Of course, it is possible to find a justification for this amnesia. A society that languished in a gigantic dungeon for decades became so used to tortures and humiliation that it even lost its pain threshold. But this is a manifestation of slavish mentality, which can in turn become an invitation for new brutalization. There is no such attitude among the Baltic peoples toward themselves. They have all raised their moral and material claims on Russia for the crimes that were committed, such as executions, reprisals, and deportations. Neither the Poles nor the Czechs will allow anybody — neither themselves nor the world — to forget their victims. And the world only respects nations that respect themselves.

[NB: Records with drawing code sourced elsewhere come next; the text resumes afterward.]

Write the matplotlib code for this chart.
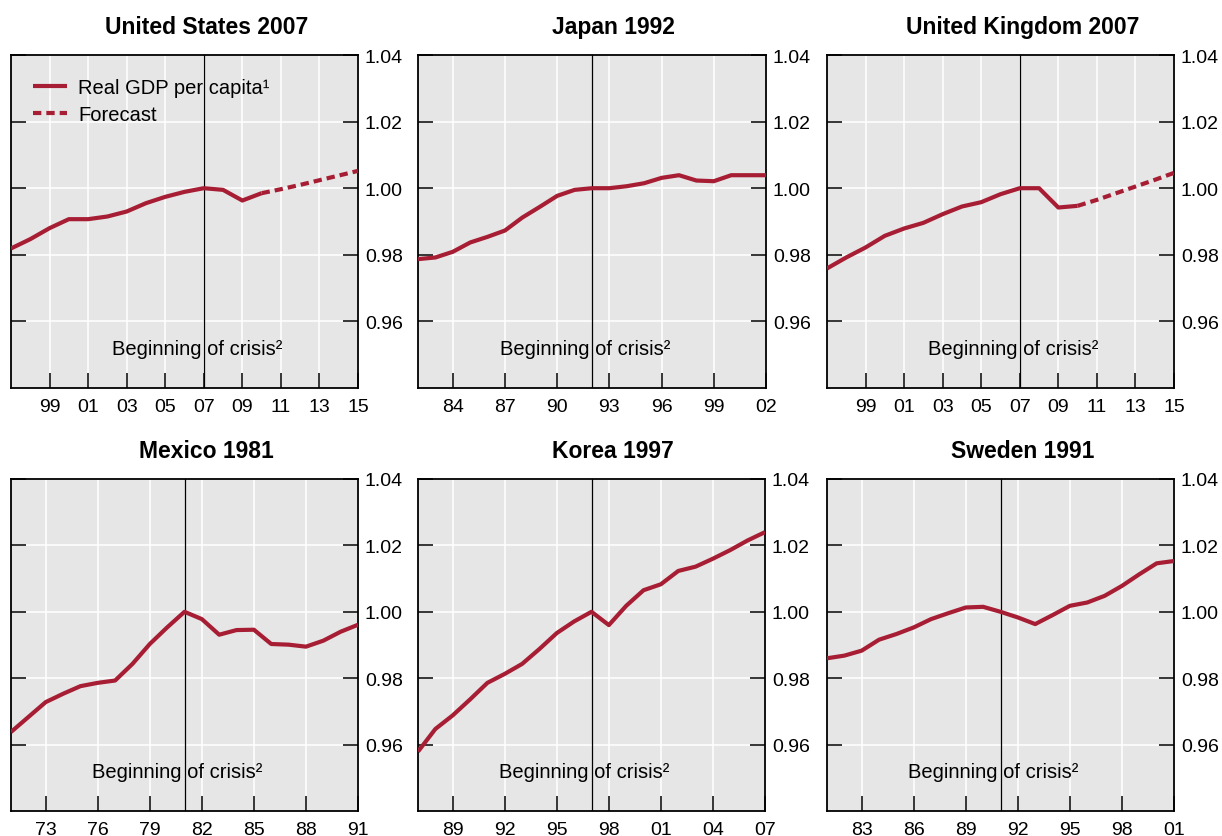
import matplotlib
matplotlib.use("Agg")
import matplotlib.pyplot as plt
from matplotlib.ticker import FixedLocator, FuncFormatter
from matplotlib.transforms import offset_copy

plt.rcParams["font.family"] = ["Liberation Sans", "DejaVu Sans"]

RED = "#a71e34"
BG = "#e6e6e6"

# Real GDP per capita, indexed to 1.00 in the crisis year
us_years = list(range(1997, 2011))
us_gdp = [0.9819, 0.9847, 0.9880, 0.9907, 0.9907, 0.9915, 0.9930, 0.9955,
          0.9974, 0.9989, 1.0000, 0.9995, 0.9963, 0.9985]
us_fc_years = list(range(2010, 2016))
us_fc = [0.9985, 0.9997, 1.0010, 1.0024, 1.0038, 1.0052]

jp_years = list(range(1982, 2003))
jp_gdp = [0.9787, 0.9792, 0.9809, 0.9837, 0.9854, 0.9873, 0.9912, 0.9944,
          0.9977, 0.9995, 1.0000, 1.0000, 1.0006, 1.0015, 1.0031, 1.0039,
          1.0023, 1.0021, 1.0039, 1.0039, 1.0039]

uk_years = list(range(1997, 2011))
uk_gdp = [0.9759, 0.9792, 0.9822, 0.9857, 0.9879, 0.9896, 0.9922, 0.9945,
          0.9958, 0.9982, 1.0000, 1.0000, 0.9942, 0.9947]
uk_fc_years = list(range(2010, 2016))
uk_fc = [0.9947, 0.9965, 0.9985, 1.0005, 1.0025, 1.0046]

mx_years = list(range(1971, 1992))
mx_gdp = [0.9638, 0.9683, 0.9728, 0.9753, 0.9776, 0.9786, 0.9793, 0.9843,
          0.9903, 0.9953, 1.0000, 0.9978, 0.9931, 0.9945, 0.9946, 0.9903,
          0.9901, 0.9895, 0.9913, 0.9940, 0.9961]

kr_years = list(range(1987, 2008))
kr_gdp = [0.9579, 0.9647, 0.9688, 0.9736, 0.9786, 0.9813, 0.9843, 0.9888,
          0.9936, 0.9971, 1.0000, 0.9960, 1.0018, 1.0065, 1.0083, 1.0123,
          1.0136, 1.0160, 1.0186, 1.0215, 1.0240]

se_years = list(range(1981, 2002))
se_gdp = [0.9860, 0.9868, 0.9883, 0.9916, 0.9933, 0.9953, 0.9978, 0.9996,
          1.0013, 1.0015, 1.0000, 0.9983, 0.9963, 0.9990, 1.0018, 1.0028,
          1.0048, 1.0078, 1.0113, 1.0146, 1.0153]

y_ticks = [0.96, 0.98, 1.00, 1.02, 1.04]

panels = [
    dict(title="United States 2007", crisis=2007, xlim=(1997, 2015),
         xticks=list(range(1999, 2016, 2)), years=us_years, gdp=us_gdp,
         fc_years=us_fc_years, fc=us_fc, legend=True),
    dict(title="Japan 1992", crisis=1992, xlim=(1982, 2002),
         xticks=list(range(1984, 2003, 3)), years=jp_years, gdp=jp_gdp),
    dict(title="United Kingdom 2007", crisis=2007, xlim=(1997, 2015),
         xticks=list(range(1999, 2016, 2)), years=uk_years, gdp=uk_gdp,
         fc_years=uk_fc_years, fc=uk_fc),
    dict(title="Mexico 1981", crisis=1981, xlim=(1971, 1991),
         xticks=list(range(1973, 1992, 3)), years=mx_years, gdp=mx_gdp),
    dict(title="Korea 1997", crisis=1997, xlim=(1987, 2007),
         xticks=list(range(1989, 2008, 3)), years=kr_years, gdp=kr_gdp),
    dict(title="Sweden 1991", crisis=1991, xlim=(1981, 2001),
         xticks=list(range(1983, 2002, 3)), years=se_years, gdp=se_gdp),
]

W, H = 1222, 837
fig = plt.figure(figsize=(W / 100, H / 100), dpi=100)

# axes boxes in pixels: (left, top, right, bottom)
boxes = [
    (11, 56, 358, 389), (418, 56, 766, 389), (827, 56, 1174, 389),
    (11, 480, 358, 812), (418, 480, 765, 812), (827, 480, 1174, 812),
]

for p, (l, t, r, b) in zip(panels, boxes):
    ax = fig.add_axes([l / W, 1 - b / H, (r - l) / W, (b - t) / H])
    ax.set_facecolor(BG)
    ax.set_xlim(*p["xlim"])
    ax.set_ylim(0.94, 1.04)

    ax.xaxis.set_major_locator(FixedLocator(p["xticks"]))
    ax.xaxis.set_major_formatter(FuncFormatter(lambda v, pos: f"{int(round(v)) % 100:02d}"))
    ax.yaxis.set_major_locator(FixedLocator(y_ticks))
    ax.yaxis.set_major_formatter(FuncFormatter(lambda v, pos: f"{v:.2f}"))

    ax.grid(True, color="white", linewidth=1.1)
    ax.set_axisbelow(True)

    ax.tick_params(axis="x", direction="in", length=10.5, width=1.1,
                   labelsize=14, pad=7, bottom=True, top=False)
    ax.tick_params(axis="y", direction="in", length=10.5, width=1.1,
                   labelsize=14, pad=5, left=True, right=True,
                   labelleft=False, labelright=True)
    for s in ax.spines.values():
        s.set_linewidth(1.3)
        s.set_color("black")

    ax.axvline(p["crisis"], color="black", linewidth=0.9, zorder=3)

    h1, = ax.plot(p["years"], p["gdp"], color=RED, linewidth=3.0,
                  solid_capstyle="butt", solid_joinstyle="round", zorder=4,
                  label="Real GDP per capita¹")
    if "fc" in p:
        h2, = ax.plot(p["fc_years"], p["fc"], color=RED, linewidth=3.0,
                      linestyle=(0, (2.0, 1.2)), zorder=4, label="Forecast")
        if p.get("legend"):
            ax.legend(handles=[h1, h2], loc="upper left",
                      bbox_to_anchor=(0.063, 0.93), frameon=False,
                      fontsize=14.5, borderpad=0, borderaxespad=0,
                      handlelength=1.7, handletextpad=0.55, labelspacing=0.36)

    tr = offset_copy(ax.transData, fig=fig, x=-7, y=0, units="dots")
    ax.text(p["crisis"], 0.952, "Beginning of crisis²", transform=tr,
            ha="center", va="center", fontsize=14.5, zorder=5)

    # title centred over the plot plus its right-hand value labels
    ax.set_title(p["title"], fontsize=16.5, fontweight="bold", pad=16,
                 x=0.563, ha="center")

fig.savefig("out.png", dpi=100)
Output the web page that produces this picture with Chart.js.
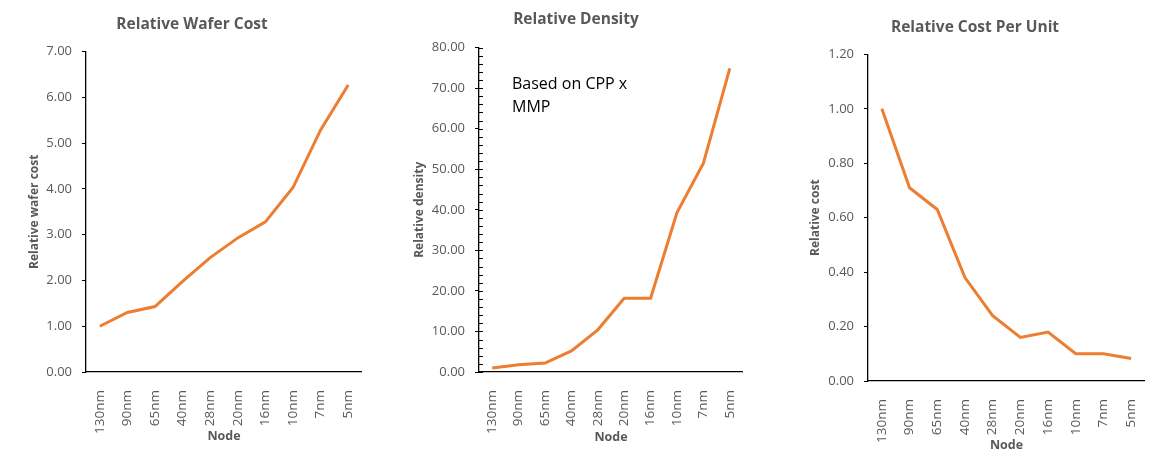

This is also a sign of ongoing global geopolitical changes, including those in the history of Slavic civilizations. The Slavs are now experiencing a dramatic division into European and NON-European ones. Europe, America, and the rest of the world reckon with the former. The latter are running the risk of becoming “field fodder” for the horses of a future Genghis Khan. And one of the main division lines between the European and non-European Slavs runs along the border of memory.
In 2000, well before Poland joined the EU, the prominent researcher of Polish Romanticism, Maria Janion, wrote a book called Yes to Europe, but Together with Our Dead. This is the true formula of integration with Europe. What should be an axiom for us is the paraphrased Cartesian dictum, “I think, therefore I am.” “WE REMEMBER, THEREFORE WE ARE.” In a post-genocidal society, memory is the Dantean Virgil who leads a man from the inferno of the past to freedom.